- **Collected data**:
####

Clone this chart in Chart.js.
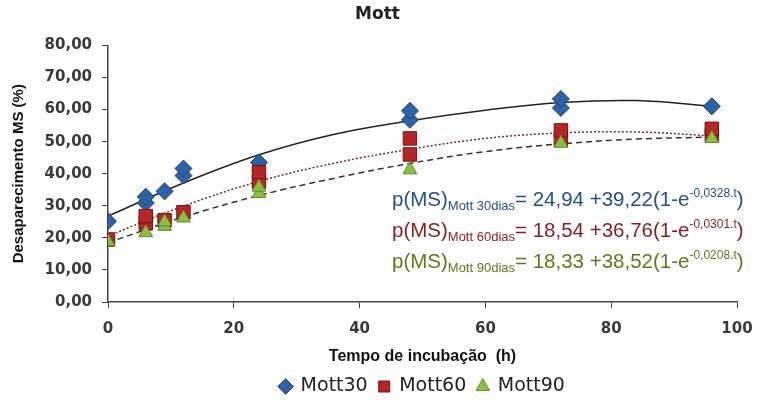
<!DOCTYPE html>
<html>
<head>
<meta charset="utf-8">
<script src="https://cdn.jsdelivr.net/npm/chart.js@4"></script>
<style>
  html, body { margin: 0; padding: 0; background: #fff; }
  #wrap { width: 758px; height: 406px; }
</style>
</head>
<body>
<div id="wrap"><canvas id="grafico" width="758" height="406"></canvas></div>
<script>
// --- Dados ---
const tempo30 = [0, 6, 6, 9, 12, 12, 24, 48, 48, 72, 72, 96];
const mott30 = [25.2, 30.9, 32.8, 34.5, 39.4, 41.6, 43.5, 56.8, 59.6, 60.5, 63.3, 61.0];

const tempo60 = [0, 6, 6, 9, 12, 24, 24, 48, 48, 72, 72, 96, 96];
const mott60 = [19.5, 24.5, 26.8, 25.5, 28.0, 37.5, 40.5, 46.0, 51.0, 50.5, 53.5, 52.0, 54.0];

const tempo90 = [0, 6, 9, 9, 12, 24, 24, 48, 72, 96];
const mott90 = [18.8, 21.6, 23.6, 25.0, 26.2, 33.8, 35.8, 41.2, 49.5, 51.0];

// linhas de tendência
const tempoCurva = [0, 12, 24, 36, 48, 60, 72, 84, 96];
const curva30 = [26.8, 37.1, 45.9, 52.3, 56.5, 59.8, 62.2, 62.8, 61.0];
const curva60 = [20.6, 29.9, 37.6, 43.3, 47.6, 51.0, 52.7, 53.0, 51.8];
const curva90 = [18.5, 26.5, 33.2, 38.6, 43.2, 46.9, 49.3, 50.8, 51.4];

const ticksY = [0, 10, 20, 30, 40, 50, 60, 70, 80];
const ticksX = [0, 20, 40, 60, 80, 100];

const equacoes = [
    { sub: 'Mott 30dias', corpo: '= 24,94 +39,22(1-e', exp: '-0,0328.t', cor: '#1f4f94' },
    { sub: 'Mott 60dias', corpo: '= 18,54 +36,76(1-e', exp: '-0,0301.t', cor: '#8c1c1c' },
    { sub: 'Mott 90dias', corpo: '= 18,33 +38,52(1-e', exp: '-0,0208.t', cor: '#5f7a1c' }
];

const pares = (xs, ys) => xs.map((x, i) => ({ x: x, y: ys[i] }));

// Plugin simples para escrever as equações
const pluginEquacoes = {
    id: 'equacoes',
    afterDatasetsDraw(chart) {
        const ctx = chart.ctx;
        const baseY = [206, 237, 268];
        ctx.save();
        ctx.textBaseline = 'alphabetic';
        equacoes.forEach((eq, i) => {
            let x = 392;
            const y = baseY[i];
            ctx.fillStyle = eq.cor;
            ctx.font = '20.5px "Liberation Sans", Arial, sans-serif';
            ctx.fillText('p(MS)', x, y);
            x += ctx.measureText('p(MS)').width;
            ctx.font = '13px "Liberation Sans", Arial, sans-serif';
            ctx.fillText(eq.sub, x, y + 4);
            x += ctx.measureText(eq.sub).width;
            ctx.font = '20.5px "Liberation Sans", Arial, sans-serif';
            ctx.fillText(eq.corpo, x, y);
            x += ctx.measureText(eq.corpo).width;
            ctx.font = '12px "Liberation Sans", Arial, sans-serif';
            ctx.fillText(eq.exp, x, y - 9);
            x += ctx.measureText(eq.exp).width;
            ctx.font = '20.5px "Liberation Sans", Arial, sans-serif';
            ctx.fillText(')', x, y);
        });
        ctx.restore();
    }
};

const fonteTick = { family: '"DejaVu Sans", Verdana, sans-serif', size: 15, weight: 'bold' };

new Chart(document.getElementById('grafico'), {
    type: 'scatter',
    data: {
        datasets: [
            { label: 'Mott30', data: pares(tempo30, mott30), pointStyle: 'rectRot', pointRadius: 8.5,
              backgroundColor: '#2d62a8', borderColor: '#1d3f75', borderWidth: 1, order: 3 },
            { label: 'Mott60', data: pares(tempo60, mott60), pointStyle: 'rect', pointRadius: 9.5,
              backgroundColor: '#b52626', borderColor: '#7a1010', borderWidth: 1, order: 2 },
            { label: 'Mott90', data: pares(tempo90, mott90), pointStyle: 'triangle', pointRadius: 8,
              backgroundColor: '#8cbf42', borderColor: '#5f8a26', borderWidth: 1, order: 1 },
            { label: 'tend30', data: pares(tempoCurva, curva30), showLine: true, pointRadius: 0,
              borderColor: '#222', borderWidth: 1.5, tension: 0.4, order: 4 },
            { label: 'tend60', data: pares(tempoCurva, curva60), showLine: true, pointRadius: 0,
              borderColor: '#7a2a2a', borderWidth: 1.5, borderDash: [2, 2], tension: 0.4, order: 4 },
            { label: 'tend90', data: pares(tempoCurva, curva90), showLine: true, pointRadius: 0,
              borderColor: '#333', borderWidth: 1.5, borderDash: [6, 4], tension: 0.4, order: 4 }
        ]
    },
    options: {
        responsive: false,
        animation: false,
        layout: { padding: { left: 18, right: 21, top: 0, bottom: 0 } },
        plugins: {
            title: {
                display: true,
                text: 'Mott',
                color: '#222',
                font: { family: '"DejaVu Sans", Verdana, sans-serif', size: 17, weight: 'bold' },
                padding: { top: 4, bottom: 21 }
            },
            legend: {
                position: 'bottom',
                fullSize: false,
                labels: {
                    usePointStyle: true,
                    color: '#222',
                    font: { family: '"DejaVu Sans", Verdana, sans-serif', size: 19 },
                    padding: 11,
                    boxWidth: 11,
                    boxHeight: 11,
                    filter: item => item.datasetIndex < 3,
                    sort: (a, b) => a.datasetIndex - b.datasetIndex
                }
            },
            tooltip: { enabled: false }
        },
        scales: {
            x: {
                type: 'linear',
                min: 0, max: 100,
                afterBuildTicks: scale => { scale.ticks = ticksX.map(v => ({ value: v })); },
                afterFit: scale => { scale.height = 64; scale.paddingRight = 8; scale.paddingLeft = 8; },
                ticks: { color: '#3a3a3a', font: fonteTick, padding: 12 },
                grid: { drawOnChartArea: false, drawTicks: true, tickLength: 6, color: '#444' },
                border: { color: '#444', width: 1.5 },
                title: {
                    display: true,
                    text: 'Tempo de incubação  (h)',
                    color: '#111',
                    font: { family: '"Liberation Sans", Arial, sans-serif', size: 16, weight: 'bold' },
                    padding: { top: 0, bottom: 0 }
                }
            },
            y: {
                min: 0, max: 80,
                afterBuildTicks: scale => { scale.ticks = ticksY.map(v => ({ value: v })); },
                afterFit: scale => { scale.width = 90; },
                ticks: {
                    color: '#3a3a3a', font: fonteTick, padding: 10,
                    callback: v => v.toFixed(2).replace('.', ',')
                },
                grid: { drawOnChartArea: false, drawTicks: true, tickLength: 6, color: '#444' },
                border: { color: '#444', width: 1.5 },
                title: {
                    display: true,
                    text: 'Desaparecimento MS (%)',
                    color: '#111',
                    font: { family: '"Liberation Sans", Arial, sans-serif', size: 15, weight: 'bold' },
                    padding: { top: -8, bottom: 0 }
                }
            }
        }
    },
    plugins: [pluginEquacoes]
});
</script>
</body>
</html>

####

- **What this task involves**:
From the first line above to the line containing "const pares = (xs, ys)", repeat each line exactly. Pictures stay out.

- **Answer to the exercise**:
Clone this chart in Chart.js.
<!DOCTYPE html>
<html>
<head>
<meta charset="utf-8">
<script src="https://cdn.jsdelivr.net/npm/chart.js@4"></script>
<style>
  html, body { margin: 0; padding: 0; background: #fff; }
  #wrap { width: 758px; height: 406px; }
</style>
</head>
<body>
<div id="wrap"><canvas id="grafico" width="758" height="406"></canvas></div>
<script>
// --- Dados ---
const tempo30 = [0, 6, 6, 9, 12, 12, 24, 48, 48, 72, 72, 96];
const mott30 = [25.2, 30.9, 32.8, 34.5, 39.4, 41.6, 43.5, 56.8, 59.6, 60.5, 63.3, 61.0];

const tempo60 = [0, 6, 6, 9, 12, 24, 24, 48, 48, 72, 72, 96, 96];
const mott60 = [19.5, 24.5, 26.8, 25.5, 28.0, 37.5, 40.5, 46.0, 51.0, 50.5, 53.5, 52.0, 54.0];

const tempo90 = [0, 6, 9, 9, 12, 24, 24, 48, 72, 96];
const mott90 = [18.8, 21.6, 23.6, 25.0, 26.2, 33.8, 35.8, 41.2, 49.5, 51.0];

// linhas de tendência
const tempoCurva = [0, 12, 24, 36, 48, 60, 72, 84, 96];
const curva30 = [26.8, 37.1, 45.9, 52.3, 56.5, 59.8, 62.2, 62.8, 61.0];
const curva60 = [20.6, 29.9, 37.6, 43.3, 47.6, 51.0, 52.7, 53.0, 51.8];
const curva90 = [18.5, 26.5, 33.2, 38.6, 43.2, 46.9, 49.3, 50.8, 51.4];

const ticksY = [0, 10, 20, 30, 40, 50, 60, 70, 80];
const ticksX = [0, 20, 40, 60, 80, 100];

const equacoes = [
    { sub: 'Mott 30dias', corpo: '= 24,94 +39,22(1-e', exp: '-0,0328.t', cor: '#1f4f94' },
    { sub: 'Mott 60dias', corpo: '= 18,54 +36,76(1-e', exp: '-0,0301.t', cor: '#8c1c1c' },
    { sub: 'Mott 90dias', corpo: '= 18,33 +38,52(1-e', exp: '-0,0208.t', cor: '#5f7a1c' }
];

const pares = (xs, ys) => xs.map((x, i) => ({ x: x, y: ys[i] }));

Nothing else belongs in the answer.